Thanks Suzi...I've heard of Checks in the Mail and feel much safer ordering from them. And Gena, yeah I remember that too, but I guess I really think that risk is minimal. I live in a pretty safe town and my babies are never out of my sight. I can't imagine someone wanting them badly enough to break into my house. Besides, the only people I really write checks to anymore are my utility companys when I'm paying bills. Everything else locally I use my debit card.


----------



## paris (Apr 8, 2005)

I order my photo checks from Checks in the Mail and I'm always getting compliments on Paris because of them.


----------



## Cosy (Feb 9, 2006)

I've had my girls' pics on my checks before and loved them.
I don't know that anyone noticed but me. LOL


----------



## sassy's mommy (Aug 29, 2005)

I guess I may be an odd ball here but I won't pay money for checks. I use the freebies the bank gives for free. I only write about 2-3 checks a month and that is in the privacy of my home because I charge everything I purchase and then write one check to whichever card I charged my purchases on. I would rather have something like a Maltese purse or another item instead of something like a check that nobody may not even notice. Years ago when I wrote more checks I spent money on premium checks, but not these days. I would however like to have Sassy's photo on my credit cards, hummmmm, need to check into that. Anyone have a credit card with their baby's photo on it?


----------



## PreciousPrince (Feb 27, 2006)

Well checks or credit cards, it's fitting to have our baby's picture on it since we all know who most of the money goes to.... :innocent:


----------



## paris (Apr 8, 2005)

> I guess I may be an odd ball here but I won't pay money for checks. I use the freebies the bank gives for free. I only write about 2-3 checks a month and that is in the privacy of my home because I charge everything I purchase and then write one check to whichever card I charged my purchases on. I would rather have something like a Maltese purse or another item instead of something like a check that nobody may not even notice. Years ago when I wrote more checks I spent money on premium checks, but not these days. I would however like to have Sassy's photo on my credit cards, hummmmm, need to check into that. Anyone have a credit card with their baby's photo on it?[/B]

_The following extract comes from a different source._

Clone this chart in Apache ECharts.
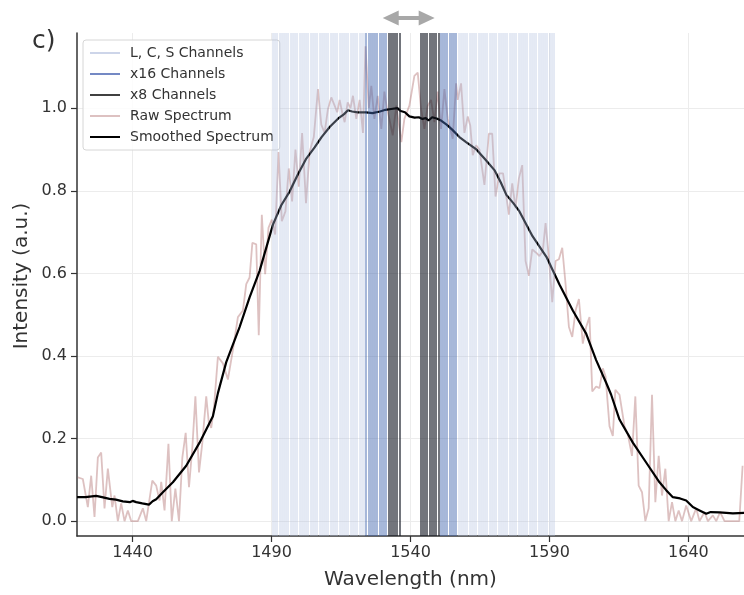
<!DOCTYPE html>
<html><head><meta charset="utf-8">
<script src="https://cdn.jsdelivr.net/npm/echarts@6/dist/echarts.min.js"></script>
<style>html,body{margin:0;padding:0;background:#fff}#c{width:744px;height:595px}</style>
</head><body><div id="c"></div>
<script>
const xTicks = [1440, 1490, 1540, 1590, 1640];
const yTicks = [0, 0.2, 0.4, 0.6, 0.8, 1.0];
const lcsChannels = [1490.4,1491.2,1492.0,1492.8,1493.6,1494.4,1495.2,1496.0,1496.8,1497.6,1498.4,1499.2,1500.0,1500.8,1501.6,1502.4,1503.2,1504.0,1504.8,1505.6,1506.4,1507.2,1508.0,1508.8,1509.6,1510.4,1511.2,1512.0,1512.8,1513.6,1514.4,1515.2,1516.0,1516.8,1517.6,1518.4,1519.2,1520.0,1520.8,1521.6,1522.4,1523.2,
  1557.2,1558.0,1558.8,1559.6,1560.4,1561.2,1562.0,1562.8,1563.6,1564.4,1565.2,1566.0,1566.8,1567.6,1568.4,1569.2,1570.0,1570.8,1571.6,1572.4,1573.2,1574.0,1574.8,1575.6,1576.4,1577.2,1578.0,1578.8,1579.6,1580.4,1581.2,1582.0,1582.8,1583.6,1584.4,1585.2,1586.0,1586.8,1587.6,1588.4,1589.2,1590.0,1590.8,1591.6];
const x16Channels = [1524.0,1524.8,1525.6,1526.4,1527.2,1528.0,1528.8,1529.6,1530.4,1531.2,
  1550.8,1551.6,1552.4,1553.2,1554.0,1554.8,1555.6,1556.4];
const x8Channels = [1532.0,1532.8,1533.6,1534.4,1535.2,1536.0,
  1543.6,1544.4,1545.2,1546.0,1546.8,1547.6,1548.4,1549.2,1550.0];
const rawWavelength = [1420.3,1422.1,1423.9,1425.1,1426.3,1427.5,1428.7,1429.9,1431.1,1432.7,1433.5,1434.7,1435.9,1437.1,1438.3,1439.5,1440.7,1441.9,1443.7,1444.9,1447.1,1448.5,1449.7,1450.3,1451.5,1452.9,1454.1,1455.4,1456.7,1457.9,1459.1,1460.3,1461.5,1462.6,1463.9,1465.1,1466.5,1467.4,1468.3,1469.3,1470.7,1472.5,1474.3,1476.1,1477.9,1479.7,1480.9,1482.1,1483.1,1484.5,1485.4,1486.5,1487.7,1488.9,1490.1,1491.3,1492.5,1493.7,1495.0,1496.2,1497.4,1498.6,1499.8,1501.0,1502.4,1503.7,1505.2,1506.7,1507.9,1509.1,1510.3,1511.5,1512.7,1513.6,1514.5,1515.4,1516.3,1517.4,1518.4,1519.3,1520.5,1521.7,1522.9,1523.8,1525.0,1525.9,1527.0,1528.2,1529.5,1530.6,1531.5,1532.4,1533.6,1534.9,1536.7,1537.8,1538.7,1539.6,1541.4,1542.6,1543.8,1545.0,1546.2,1547.4,1548.6,1549.8,1551.0,1552.2,1553.4,1554.3,1555.2,1556.4,1557.0,1558.2,1559.4,1560.6,1561.5,1562.4,1563.6,1564.8,1566.6,1568.2,1569.4,1570.6,1572.0,1573.3,1575.4,1576.6,1577.8,1579.0,1580.2,1581.4,1582.6,1583.8,1585.2,1586.4,1587.6,1588.6,1589.8,1591.0,1592.2,1593.4,1594.6,1595.8,1597.0,1598.2,1599.4,1600.6,1602.0,1603.2,1604.4,1605.4,1606.8,1608.0,1609.2,1610.2,1611.6,1612.8,1613.7,1615.2,1617.0,1618.2,1619.7,1620.9,1622.1,1623.3,1624.5,1625.7,1626.9,1628.1,1629.3,1630.5,1631.7,1632.9,1634.1,1635.3,1636.5,1637.7,1639.2,1641.0,1642.8,1644.0,1645.8,1647.0,1648.8,1650.0,1651.4,1653.0,1656.5,1658.3,1659.5];
const rawIntensity = [0.106,0.102,0.034,0.11,0.01,0.154,0.166,0.031,0.127,0.034,0.062,0,0.043,0,0.026,0,0,0,0.031,0,0.098,0.086,0.05,0.095,0.026,0.187,0,0.079,0,0.154,0.214,0.082,0.178,0.302,0.118,0.19,0.302,0.24,0.226,0.276,0.398,0.382,0.343,0.415,0.494,0.51,0.574,0.59,0.674,0.67,0.45,0.742,0.598,0.71,0.73,0.694,0.894,0.726,0.75,0.854,0.774,0.9,0.81,0.94,0.77,0.894,0.93,1.046,0.96,0.94,0.998,1.026,1.006,0.99,1.02,0.99,0.966,1.014,1.0,1.03,0.974,1.02,0.94,1.15,1.0,1.054,0.974,1.03,0.95,1.04,1.0,0.974,0.934,1.006,0.918,0.974,0.99,1.006,1.078,1.086,0.998,0.95,1.006,1.02,0.966,1.04,0.95,1.046,0.974,0.95,0.926,1.06,1.02,1.06,0.94,0.98,0.958,0.886,0.91,0.9,0.814,0.938,0.938,0.786,0.842,0.842,0.742,0.818,0.758,0.83,0.862,0.63,0.594,0.658,0.65,0.642,0.654,0.722,0.638,0.53,0.63,0.634,0.662,0.574,0.47,0.446,0.51,0.538,0.43,0.47,0.494,0.314,0.326,0.322,0.37,0.35,0.23,0.206,0.318,0.306,0.23,0.21,0.158,0.302,0.086,0.07,0,0.031,0.306,0.046,0.158,0.062,0.127,0,0.046,0,0.026,0,0.038,0,0.031,0,0.022,0,0.014,0,0.022,0,0,0,0.134];
const smoothWavelength = [1420,1423,1426.9,1429,1431.7,1434,1436.5,1439,1440,1441.3,1443.5,1445.9,1447.2,1448.5,1450.9,1454.5,1459.3,1464.1,1468.9,1470.7,1473.7,1478.5,1482.1,1485.7,1490.5,1493.5,1496.5,1499.5,1502.5,1505.5,1508,1511,1514,1516,1517.5,1519,1521,1524,1526.3,1529,1531,1533,1535.3,1536.5,1538,1539.6,1541.5,1543,1544.3,1545.5,1546.5,1547.8,1549.4,1551,1553,1555,1557.6,1560,1563.7,1567,1570.2,1572.5,1574.5,1577,1579.2,1583.9,1588.9,1593.6,1598.4,1603.2,1606.8,1610.4,1612.2,1615.2,1620,1624.8,1629.6,1632,1634.4,1637,1639.2,1641.6,1644,1646.4,1648,1651.2,1656,1660];
const smoothIntensity = [0.058,0.058,0.061,0.058,0.054,0.052,0.048,0.046,0.049,0.046,0.043,0.040,0.048,0.053,0.07,0.094,0.134,0.19,0.254,0.31,0.385,0.47,0.542,0.606,0.718,0.765,0.798,0.84,0.878,0.905,0.93,0.955,0.975,0.985,0.995,0.992,0.99,0.99,0.988,0.992,0.996,0.998,1.0,0.993,0.99,0.98,0.977,0.978,0.974,0.976,0.97,0.978,0.975,0.97,0.96,0.948,0.93,0.918,0.90,0.875,0.85,0.82,0.79,0.77,0.75,0.69,0.64,0.573,0.51,0.454,0.39,0.335,0.306,0.246,0.19,0.142,0.094,0.075,0.058,0.055,0.05,0.034,0.026,0.018,0.022,0.021,0.019,0.02];
const arrowSpan = [1530, 1548.7];

const FONT = 'DejaVu Sans';
const TXT = '#333';
function zip(a, b) { return a.map((v, i) => [v, b[i]]); }
function channelSeries(name, chans, legendColor, legendWidth, lineColor) {
  return {
    name, type: 'line', data: [], symbol: 'none', z: 1,
    lineStyle: { color: legendColor, width: legendWidth }, itemStyle: { color: legendColor },
    markLine: {
      silent: true, symbol: ['none', 'none'], label: { show: false },
      emphasis: { disabled: true }, animation: false,
      lineStyle: { color: lineColor, width: 1.6, type: 'solid' },
      data: chans.map(w => ({ xAxis: w }))
    }
  };
}
const chart = echarts.init(document.getElementById('c'), null, { renderer: 'canvas' });
chart.setOption({
  animation: false,
  backgroundColor: '#fff',
  grid: { left: 77, right: 0, top: 33, bottom: 54, containLabel: false },
  legend: {
    orient: 'vertical', left: 83, top: 40, padding: [6, 6, 6, 6],
    itemWidth: 30, itemHeight: 12, itemGap: 7,
    itemStyle: { opacity: 0 },
    backgroundColor: 'rgba(255,255,255,0.85)', borderColor: '#d6d6d6', borderWidth: 1, borderRadius: 3,
    textStyle: { fontFamily: FONT, fontSize: 14, color: TXT, padding: [0, 0, 0, 5] },
    data: ['L, C, S Channels', 'x16 Channels', 'x8 Channels', 'Raw Spectrum', 'Smoothed Spectrum']
  },
  xAxis: {
    type: 'value', min: 1420, max: 1660,
    name: 'Wavelength (nm)', nameLocation: 'middle', nameGap: 34,
    nameTextStyle: { fontFamily: FONT, fontSize: 20, color: TXT },
    axisLine: { onZero: false, lineStyle: { color: '#333', width: 1.5 } },
    axisTick: { show: true, length: 6, customValues: xTicks, lineStyle: { color: '#333', width: 1.2 } },
    axisLabel: { customValues: xTicks, fontFamily: FONT, fontSize: 16, color: TXT, margin: 9,
      formatter: v => String(v) },
    splitLine: { show: true, lineStyle: { color: '#ececec', width: 1 } }
  },
  yAxis: {
    type: 'value', min: -0.036, max: 1.182,
    axisLine: { show: true, onZero: false, lineStyle: { color: '#333', width: 1.5 } },
    axisTick: { show: true, length: 6, customValues: yTicks, lineStyle: { color: '#333', width: 1.2 } },
    axisLabel: { customValues: yTicks, fontFamily: FONT, fontSize: 16, color: TXT, margin: 10,
      formatter: v => v.toFixed(1) },
    splitLine: { show: true, lineStyle: { color: '#ececec', width: 1 } }
  },
  series: [
    channelSeries('L, C, S Channels', lcsChannels, '#cdd5e9', 1.5, 'rgba(176,190,222,0.42)'),
    channelSeries('x16 Channels', x16Channels, '#7489c4', 1.5, 'rgba(70,105,175,0.6)'),
    channelSeries('x8 Channels', x8Channels, '#404040', 1.2, 'rgba(20,24,36,0.75)'),
    { name: 'Raw Spectrum', type: 'line', data: zip(rawWavelength, rawIntensity), symbol: 'none', z: 3,
      lineStyle: { color: 'rgba(170,100,100,0.4)', width: 1.8 }, itemStyle: { color: 'rgba(170,100,100,0.4)' } },
    { name: 'Smoothed Spectrum', type: 'line', data: zip(smoothWavelength, smoothIntensity), symbol: 'none', z: 4,
      lineStyle: { color: '#000', width: 2.2 }, itemStyle: { color: '#000' } }
  ]
});
const xa = chart.convertToPixel({ xAxisIndex: 0 }, arrowSpan[0]);
const xb = chart.convertToPixel({ xAxisIndex: 0 }, arrowSpan[1]);
const ay = 18, hl = 16, hh = 7.5, sh = 2;
chart.setOption({
  graphic: [
    { type: 'text', left: 32, top: 29, style: { text: 'c)', font: '25px "DejaVu Sans"', fill: TXT } },
    { type: 'text', x: 22, y: 276, rotation: Math.PI / 2,
      style: { text: 'Intensity (a.u.)', font: '20px "DejaVu Sans"', fill: TXT, align: 'center', verticalAlign: 'middle' } },
    { type: 'polygon', shape: { points: [[xa, ay], [xa + hl, ay - hh], [xa + hl, ay - sh], [xb - hl, ay - sh], [xb - hl, ay - hh], [xb, ay], [xb - hl, ay + hh], [xb - hl, ay + sh], [xa + hl, ay + sh], [xa + hl, ay + hh]] },
      style: { fill: '#a8a8a8' } }
  ]
});
</script></body></html>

I too very seldom right checks and use my credit card like you. One box will last me a long time. As far as credit cards....my Discover card has a bichon on it yet it looks a lot like Paris. When I drive thru different places and I have Paris with me, the employees go nuts. They even get the other employees to come look...it's pretty funny sometimes, especially when you get the guys involved.


----------